New design improves performance of flexible wearable electronics
North Carolina State University engineers designed a flexible thermoelectric energy harvester that could rival the effectiveness of existing power wearable electronics using body heat as its only energy source.
In a proof-of-concept study, North Carolina State University engineers have designed a flexible thermoelectric energy harvester that has the potential to rival the effectiveness of existing power wearable electronic devices using body heat as the only source of energy.
Wearable devices used to monitor a variety of health and environmental measures are becoming increasingly popular. The performance and efficiency of flexible devices, however, pale in comparison to rigid devices, which have been superior in their ability to convert body heat into usable energy.
“We wanted to design a flexible thermoelectric harvester that does not compromise on the material quality of rigid devices yet provides similar or better efficiency,” said Mehmet Ozturk, a professor of electrical and computer engineering at NC State and corresponding author of a paper describing the work. “Using rigid devices is not the best option when you consider a number of different factors.” Ozturk mentioned superior contact resistance – or skin contact – with flexible devices, as well as the ergonomic and comfort considerations to the device wearer.
Ozturk said that he and colleagues Michael Dickey and Daryoosh Vashaee wanted to utilize the best thermoelectric materials used in rigid devices in a flexible package, so that manufacturers wouldn’t need to develop new materials when creating flexible devices.
Ozturk said one of the key challenges of a flexible harvester is to connect thermoelectric elements in series using reliable, low-resistivity interconnects. “We use a liquid metal of gallium and indium – a common, non-toxic alloy called EGaIn – to connect the thermoelectric ‘legs,’” Ozturk said. “The electric resistance of these connections is very low, which is critical since the generated power is inversely proportional to the resistance: Low resistance means more power.
“Using liquid metal also adds a self-healing function: If a connection is broken, the liquid metal will reconnect to make the device work efficiently again. Rigid devices are not able to heal themselves,” Ozturk added.
Ozturk said future work will focus on improving the efficiencies of these flexible devices, by using materials and techniques to further eliminate parasitic resistances.
Dickey, Vashaee, Francisco Suarez, Dishit P. Parekh and Collin Ladd co-authored the paper, which appears in Applied Energy. The group also has a pending patent application on the technology.
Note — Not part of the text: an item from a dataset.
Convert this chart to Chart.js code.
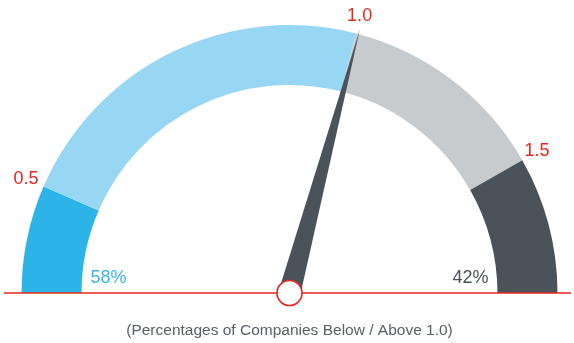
<!DOCTYPE html>
<html>
<head>
<meta charset="utf-8">
<script src="https://cdn.jsdelivr.net/npm/chart.js@4/dist/chart.umd.min.js"></script>
<style>
  html, body { margin: 0; padding: 0; background: #fff; }
  #wrap { width: 574px; height: 343px; position: relative; }
</style>
</head>
<body>
<div id="wrap"><canvas id="gauge"></canvas></div>
<script>
// gauge bands, as share of the half circle (%)
const bands = ['< 0.5', '0.5 - 1.0', '1.0 - 1.5', '> 1.5'];
const bandShares = [13, 45, 25.5, 16.5];
const bandColors = ['#2cb3e8', '#97d7f3', '#c8cbce', '#4b535a'];
const tickLabels = ['0.5', '1.0', '1.5'];
const needleValue = 58.3;
const sideLabels = ['58%', '42%'];
const caption = '(Percentages of Companies Below / Above 1.0)';

const RED = '#e4271f';
const FONT = '"Liberation Sans", Arial, sans-serif';

const gaugeExtras = {
  id: 'gaugeExtras',
  afterDatasetsDraw(chart) {
    const ctx = chart.ctx;
    const arc = chart.getDatasetMeta(0).data[0];
    const cx = arc.x, cy = arc.y;
    const rOut = arc.outerRadius, rIn = arc.innerRadius;
    const total = bandShares.reduce((a, b) => a + b, 0);
    const angleOf = v => Math.PI + Math.PI * v / total;

    // tick labels at band boundaries
    ctx.save();
    ctx.font = '18px ' + FONT;
    ctx.fillStyle = RED;
    ctx.textAlign = 'center';
    ctx.textBaseline = 'middle';
    let acc = 0;
    tickLabels.forEach((t, i) => {
      acc += bandShares[i];
      const a = angleOf(acc);
      const r = rOut + 18;
      ctx.fillText(t, cx + r * Math.cos(a) - 1, cy + r * Math.sin(a));
    });

    // percentages just inside the ring
    ctx.textBaseline = 'alphabetic';
    ctx.textAlign = 'left';
    ctx.fillStyle = '#3bb5e6';
    ctx.fillText(sideLabels[0], cx - rIn + 9, cy - 10);
    ctx.textAlign = 'right';
    ctx.fillStyle = '#4b535a';
    ctx.fillText(sideLabels[1], cx + rIn - 9, cy - 10);

    // baseline
    ctx.strokeStyle = RED;
    ctx.lineWidth = 1.5;
    ctx.beginPath();
    ctx.moveTo(4, cy);
    ctx.lineTo(chart.width - 3, cy);
    ctx.stroke();

    // needle
    const a = angleOf(needleValue);
    const len = rOut + 5;
    const hw = 11;
    const px = -Math.sin(a), py = Math.cos(a);
    ctx.fillStyle = '#4b535a';
    ctx.beginPath();
    ctx.moveTo(cx + px * hw, cy + py * hw);
    ctx.lineTo(cx + len * Math.cos(a), cy + len * Math.sin(a));
    ctx.lineTo(cx - px * hw, cy - py * hw);
    ctx.closePath();
    ctx.fill();

    // hub
    ctx.beginPath();
    ctx.arc(cx, cy, 12.5, 0, Math.PI * 2);
    ctx.fillStyle = '#fff';
    ctx.fill();
    ctx.lineWidth = 1.6;
    ctx.strokeStyle = RED;
    ctx.stroke();

    // caption
    ctx.font = '15.5px ' + FONT;
    ctx.fillStyle = '#5a6067';
    ctx.textAlign = 'center';
    ctx.textBaseline = 'middle';
    ctx.fillText(caption, cx, cy + 38);
    ctx.restore();
  }
};

new Chart(document.getElementById('gauge'), {
  type: 'doughnut',
  data: {
    labels: bands,
    datasets: [{
      data: bandShares,
      backgroundColor: bandColors,
      borderWidth: 0
    }]
  },
  options: {
    responsive: true,
    maintainAspectRatio: false,
    animation: false,
    rotation: -90,
    circumference: 180,
    cutout: '77.6%',
    layout: { padding: { left: 21.5, right: 16.5, top: 25, bottom: 50 } },
    plugins: {
      legend: { display: false },
      tooltip: { enabled: false }
    }
  },
  plugins: [gaugeExtras]
});
</script>
</body>
</html>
Funding for the work comes from the NC State’s National Science Foundation-funded Advanced Self-Powered Systems of Integrated Sensors and Technologies (ASSIST) Center under grant (EEC1160483) and from other NSF support under grants ECCS1351533 and CMMI1363485. The mission of the ASSIST Center is to create self-powered wearables capable of long-term multi-modal sensing without having to replace or charge the batteries.
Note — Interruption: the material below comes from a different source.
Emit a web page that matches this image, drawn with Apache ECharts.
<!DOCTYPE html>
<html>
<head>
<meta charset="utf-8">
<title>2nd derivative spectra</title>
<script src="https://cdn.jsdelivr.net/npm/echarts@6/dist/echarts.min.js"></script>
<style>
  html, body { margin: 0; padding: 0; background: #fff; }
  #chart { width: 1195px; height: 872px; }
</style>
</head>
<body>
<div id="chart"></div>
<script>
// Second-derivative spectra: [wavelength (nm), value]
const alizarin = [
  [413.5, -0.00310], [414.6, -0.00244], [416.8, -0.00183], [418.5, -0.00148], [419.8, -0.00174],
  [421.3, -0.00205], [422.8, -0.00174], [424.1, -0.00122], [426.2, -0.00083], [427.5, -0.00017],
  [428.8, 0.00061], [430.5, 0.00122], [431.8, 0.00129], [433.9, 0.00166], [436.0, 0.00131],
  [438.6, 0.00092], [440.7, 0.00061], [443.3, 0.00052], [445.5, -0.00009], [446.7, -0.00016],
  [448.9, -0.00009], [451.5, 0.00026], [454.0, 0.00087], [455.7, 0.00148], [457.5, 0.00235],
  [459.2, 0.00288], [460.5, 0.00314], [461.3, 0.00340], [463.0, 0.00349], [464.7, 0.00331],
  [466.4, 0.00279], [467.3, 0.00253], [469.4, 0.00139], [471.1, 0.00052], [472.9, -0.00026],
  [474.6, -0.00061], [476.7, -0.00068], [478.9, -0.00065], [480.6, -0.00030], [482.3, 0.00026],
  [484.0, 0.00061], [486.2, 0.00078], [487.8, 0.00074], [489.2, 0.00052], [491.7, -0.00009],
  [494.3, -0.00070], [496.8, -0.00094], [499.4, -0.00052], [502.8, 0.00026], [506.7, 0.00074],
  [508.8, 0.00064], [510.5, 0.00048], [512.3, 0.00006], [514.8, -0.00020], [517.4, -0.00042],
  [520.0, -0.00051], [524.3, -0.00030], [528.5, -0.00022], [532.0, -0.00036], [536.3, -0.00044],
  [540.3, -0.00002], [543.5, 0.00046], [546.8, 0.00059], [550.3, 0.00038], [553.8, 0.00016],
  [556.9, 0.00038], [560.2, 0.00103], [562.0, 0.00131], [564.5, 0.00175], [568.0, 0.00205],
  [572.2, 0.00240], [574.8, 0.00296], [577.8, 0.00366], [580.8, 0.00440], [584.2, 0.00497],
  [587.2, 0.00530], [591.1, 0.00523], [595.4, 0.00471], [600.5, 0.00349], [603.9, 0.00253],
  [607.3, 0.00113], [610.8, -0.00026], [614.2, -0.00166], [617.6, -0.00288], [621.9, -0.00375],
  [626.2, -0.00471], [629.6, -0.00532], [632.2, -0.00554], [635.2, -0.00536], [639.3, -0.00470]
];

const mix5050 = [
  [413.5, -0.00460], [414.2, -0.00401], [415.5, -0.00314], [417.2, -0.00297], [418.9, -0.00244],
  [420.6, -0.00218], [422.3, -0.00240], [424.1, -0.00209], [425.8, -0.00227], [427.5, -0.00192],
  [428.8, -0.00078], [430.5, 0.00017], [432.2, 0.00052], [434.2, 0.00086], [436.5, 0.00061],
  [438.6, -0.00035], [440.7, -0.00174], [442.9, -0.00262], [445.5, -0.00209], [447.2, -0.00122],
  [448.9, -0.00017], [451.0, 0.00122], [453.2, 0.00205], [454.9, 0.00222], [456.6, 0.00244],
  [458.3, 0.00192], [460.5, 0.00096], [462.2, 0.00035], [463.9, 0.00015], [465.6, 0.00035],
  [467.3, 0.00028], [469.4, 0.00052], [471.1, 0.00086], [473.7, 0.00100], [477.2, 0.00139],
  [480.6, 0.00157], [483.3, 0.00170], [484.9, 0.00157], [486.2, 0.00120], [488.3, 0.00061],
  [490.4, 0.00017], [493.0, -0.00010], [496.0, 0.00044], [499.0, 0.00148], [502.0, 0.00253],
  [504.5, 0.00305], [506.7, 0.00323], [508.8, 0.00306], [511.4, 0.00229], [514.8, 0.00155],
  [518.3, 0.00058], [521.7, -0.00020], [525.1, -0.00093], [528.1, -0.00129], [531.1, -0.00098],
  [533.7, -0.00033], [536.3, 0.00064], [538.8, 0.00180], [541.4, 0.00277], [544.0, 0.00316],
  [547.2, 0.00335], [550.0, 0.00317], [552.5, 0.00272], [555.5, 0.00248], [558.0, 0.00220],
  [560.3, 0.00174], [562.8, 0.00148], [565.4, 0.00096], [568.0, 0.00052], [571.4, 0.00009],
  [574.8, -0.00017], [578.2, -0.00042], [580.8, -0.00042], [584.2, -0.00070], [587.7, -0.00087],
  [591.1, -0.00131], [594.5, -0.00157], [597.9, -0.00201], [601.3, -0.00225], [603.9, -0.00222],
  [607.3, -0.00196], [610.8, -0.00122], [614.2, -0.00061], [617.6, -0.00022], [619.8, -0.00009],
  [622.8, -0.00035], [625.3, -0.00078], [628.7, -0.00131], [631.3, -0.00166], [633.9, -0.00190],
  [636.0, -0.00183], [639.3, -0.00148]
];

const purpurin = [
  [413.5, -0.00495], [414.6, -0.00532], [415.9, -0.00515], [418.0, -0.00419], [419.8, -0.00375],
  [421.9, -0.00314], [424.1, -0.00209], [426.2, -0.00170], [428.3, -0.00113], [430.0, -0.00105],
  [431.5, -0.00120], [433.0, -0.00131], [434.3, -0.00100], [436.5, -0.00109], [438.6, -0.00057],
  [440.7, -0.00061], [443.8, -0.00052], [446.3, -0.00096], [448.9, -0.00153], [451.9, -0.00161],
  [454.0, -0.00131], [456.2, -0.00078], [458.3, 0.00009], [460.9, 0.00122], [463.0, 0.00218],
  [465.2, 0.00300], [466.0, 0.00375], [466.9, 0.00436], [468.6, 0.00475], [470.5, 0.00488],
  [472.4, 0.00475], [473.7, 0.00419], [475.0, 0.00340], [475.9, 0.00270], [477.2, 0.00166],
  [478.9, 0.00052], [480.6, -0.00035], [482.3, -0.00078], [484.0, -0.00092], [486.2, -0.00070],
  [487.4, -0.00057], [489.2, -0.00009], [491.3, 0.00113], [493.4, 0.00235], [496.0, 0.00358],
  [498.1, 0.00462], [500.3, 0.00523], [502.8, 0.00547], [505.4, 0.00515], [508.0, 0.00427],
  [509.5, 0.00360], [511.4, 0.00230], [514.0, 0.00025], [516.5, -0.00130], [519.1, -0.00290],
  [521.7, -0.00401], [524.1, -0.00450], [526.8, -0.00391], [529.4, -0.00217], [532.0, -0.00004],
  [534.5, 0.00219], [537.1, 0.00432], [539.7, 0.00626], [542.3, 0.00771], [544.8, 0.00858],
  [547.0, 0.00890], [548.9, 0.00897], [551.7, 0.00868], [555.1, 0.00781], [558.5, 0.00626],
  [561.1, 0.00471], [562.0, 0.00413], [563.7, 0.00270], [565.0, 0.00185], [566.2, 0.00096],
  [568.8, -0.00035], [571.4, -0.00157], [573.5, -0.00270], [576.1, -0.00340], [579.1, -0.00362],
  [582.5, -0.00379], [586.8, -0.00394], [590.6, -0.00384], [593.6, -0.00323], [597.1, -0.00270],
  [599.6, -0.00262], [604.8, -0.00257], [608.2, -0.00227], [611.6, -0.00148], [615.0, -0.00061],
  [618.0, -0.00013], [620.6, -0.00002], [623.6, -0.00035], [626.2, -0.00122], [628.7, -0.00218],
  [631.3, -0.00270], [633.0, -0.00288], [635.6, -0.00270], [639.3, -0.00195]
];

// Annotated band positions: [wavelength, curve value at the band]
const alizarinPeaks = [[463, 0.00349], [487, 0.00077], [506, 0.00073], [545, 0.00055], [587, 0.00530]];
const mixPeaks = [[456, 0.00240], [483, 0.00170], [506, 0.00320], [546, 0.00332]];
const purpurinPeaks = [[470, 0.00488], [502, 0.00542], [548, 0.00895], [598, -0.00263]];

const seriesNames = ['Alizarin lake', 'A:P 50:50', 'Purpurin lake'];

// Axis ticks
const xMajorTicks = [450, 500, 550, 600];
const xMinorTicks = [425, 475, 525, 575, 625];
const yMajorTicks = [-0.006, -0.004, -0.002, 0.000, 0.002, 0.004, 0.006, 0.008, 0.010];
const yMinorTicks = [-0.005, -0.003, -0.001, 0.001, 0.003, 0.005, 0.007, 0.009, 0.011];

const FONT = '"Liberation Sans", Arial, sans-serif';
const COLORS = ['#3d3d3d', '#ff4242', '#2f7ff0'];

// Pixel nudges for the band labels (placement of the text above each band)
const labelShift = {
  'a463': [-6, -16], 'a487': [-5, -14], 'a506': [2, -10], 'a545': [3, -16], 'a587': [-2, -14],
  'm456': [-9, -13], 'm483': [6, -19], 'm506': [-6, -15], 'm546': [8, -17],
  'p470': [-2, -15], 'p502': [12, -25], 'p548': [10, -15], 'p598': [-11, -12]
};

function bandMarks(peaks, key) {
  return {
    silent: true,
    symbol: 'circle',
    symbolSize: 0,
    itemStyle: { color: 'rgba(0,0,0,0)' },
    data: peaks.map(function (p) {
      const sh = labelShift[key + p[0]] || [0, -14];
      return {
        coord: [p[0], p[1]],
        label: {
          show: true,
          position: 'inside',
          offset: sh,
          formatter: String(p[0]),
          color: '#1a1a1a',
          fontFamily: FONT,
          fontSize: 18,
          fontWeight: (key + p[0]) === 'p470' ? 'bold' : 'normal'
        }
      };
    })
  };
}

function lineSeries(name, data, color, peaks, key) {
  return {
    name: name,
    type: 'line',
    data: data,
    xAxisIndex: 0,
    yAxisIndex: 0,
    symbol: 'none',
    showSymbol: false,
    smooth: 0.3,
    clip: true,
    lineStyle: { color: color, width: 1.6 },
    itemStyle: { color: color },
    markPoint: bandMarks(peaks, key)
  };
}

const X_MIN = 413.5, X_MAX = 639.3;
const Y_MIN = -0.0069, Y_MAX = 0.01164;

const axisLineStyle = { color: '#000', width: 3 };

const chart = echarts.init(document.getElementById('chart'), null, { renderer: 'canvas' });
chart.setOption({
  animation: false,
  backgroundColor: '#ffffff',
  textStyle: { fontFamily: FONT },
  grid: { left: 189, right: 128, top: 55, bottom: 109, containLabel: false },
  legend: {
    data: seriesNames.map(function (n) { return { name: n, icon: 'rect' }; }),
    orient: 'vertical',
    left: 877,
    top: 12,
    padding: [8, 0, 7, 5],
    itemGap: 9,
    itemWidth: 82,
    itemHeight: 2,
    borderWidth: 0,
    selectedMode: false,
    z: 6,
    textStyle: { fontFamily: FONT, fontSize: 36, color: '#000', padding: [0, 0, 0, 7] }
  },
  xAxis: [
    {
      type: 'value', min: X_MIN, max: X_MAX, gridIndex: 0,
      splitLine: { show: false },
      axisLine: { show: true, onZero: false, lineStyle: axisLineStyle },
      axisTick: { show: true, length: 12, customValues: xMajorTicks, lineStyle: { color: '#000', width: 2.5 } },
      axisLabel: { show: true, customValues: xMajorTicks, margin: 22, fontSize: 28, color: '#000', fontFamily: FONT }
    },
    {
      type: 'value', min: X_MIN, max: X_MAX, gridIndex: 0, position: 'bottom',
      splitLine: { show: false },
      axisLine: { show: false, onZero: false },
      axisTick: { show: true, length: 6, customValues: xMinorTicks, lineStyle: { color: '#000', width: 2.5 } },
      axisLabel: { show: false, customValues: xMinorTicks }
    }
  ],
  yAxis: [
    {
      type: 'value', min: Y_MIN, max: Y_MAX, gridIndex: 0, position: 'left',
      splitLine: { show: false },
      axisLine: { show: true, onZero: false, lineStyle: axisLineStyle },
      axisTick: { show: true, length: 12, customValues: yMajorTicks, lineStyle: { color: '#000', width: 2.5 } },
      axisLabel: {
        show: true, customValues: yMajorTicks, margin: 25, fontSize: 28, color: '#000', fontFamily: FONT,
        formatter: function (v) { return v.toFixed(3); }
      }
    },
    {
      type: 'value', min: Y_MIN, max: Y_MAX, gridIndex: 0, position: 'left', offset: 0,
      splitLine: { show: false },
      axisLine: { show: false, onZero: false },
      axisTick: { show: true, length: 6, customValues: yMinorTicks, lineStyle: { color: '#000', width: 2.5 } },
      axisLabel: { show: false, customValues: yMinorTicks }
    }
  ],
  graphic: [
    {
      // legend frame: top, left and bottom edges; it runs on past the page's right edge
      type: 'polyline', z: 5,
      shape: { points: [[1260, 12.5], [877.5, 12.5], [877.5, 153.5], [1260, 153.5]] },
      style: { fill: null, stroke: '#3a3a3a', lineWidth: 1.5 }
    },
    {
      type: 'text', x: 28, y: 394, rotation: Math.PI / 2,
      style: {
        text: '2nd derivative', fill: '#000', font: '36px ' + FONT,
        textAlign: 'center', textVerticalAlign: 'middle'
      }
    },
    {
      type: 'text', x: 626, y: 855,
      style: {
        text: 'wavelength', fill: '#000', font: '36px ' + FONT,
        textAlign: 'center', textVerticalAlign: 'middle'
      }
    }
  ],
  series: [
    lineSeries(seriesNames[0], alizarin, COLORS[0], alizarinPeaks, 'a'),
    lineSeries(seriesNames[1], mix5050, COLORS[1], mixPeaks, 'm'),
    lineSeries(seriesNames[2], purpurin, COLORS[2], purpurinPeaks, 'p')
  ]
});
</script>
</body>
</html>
An abstract of the paper follows.
“Flexible thermoelectric generator using bulk legs and liquid metal interconnects for wearable electronics”
Authors: Francisco Suarez, Dishit P. Parekh, Collin Ladd, Daryoosh Vashaee, Michael D. Dickey, Mehmet C. Ozturk, North Carolina State University
Published: June 14, 2017, online in Applied Energy
Abstract: Interest in wearable electronics for continuous, long-term health and performance monitoring is rapidly increasing. The reduction in power levels consumed by sensors and electronic circuits accompanied by the advances in energy harvesting methods allows for the realization of self-powered monitoring systems that do not have to rely on batteries. For wearable electronics, thermoelectric generators (TEGs) offer the unique ability to continuously convert body heat into usable energy. For body harvesting, it is preferable to have TEGs that are thin, soft and flexible. Unfortunately, the performances of flexible modules reported to date have been far behind those of their rigid counterparts. This is largely due to lower efficiencies of the thermoelectric materials, electrical or thermal parasitic losses and limitations on leg dimensions posed by the synthesis techniques. In this work, we present an entirely new approach and explore the possibility of using standard bulk legs in a flexible package. Bulk thermoelectric legs cut from solid ingots are far superior to thermoelectric materials synthesized using other techniques. A key enabler of the proposed technology is the use of EGaIn liquid metal interconnects, which not only provide extremely low interconnect resistance but also stretchability with self-healing, both of which are essential for flexible TE modules. The results suggest that this novel approach can finally produce flexible TEGs that have the potential to challenge the rigid TEGs and provide a pathway for the realization of self-powered wearable electronics.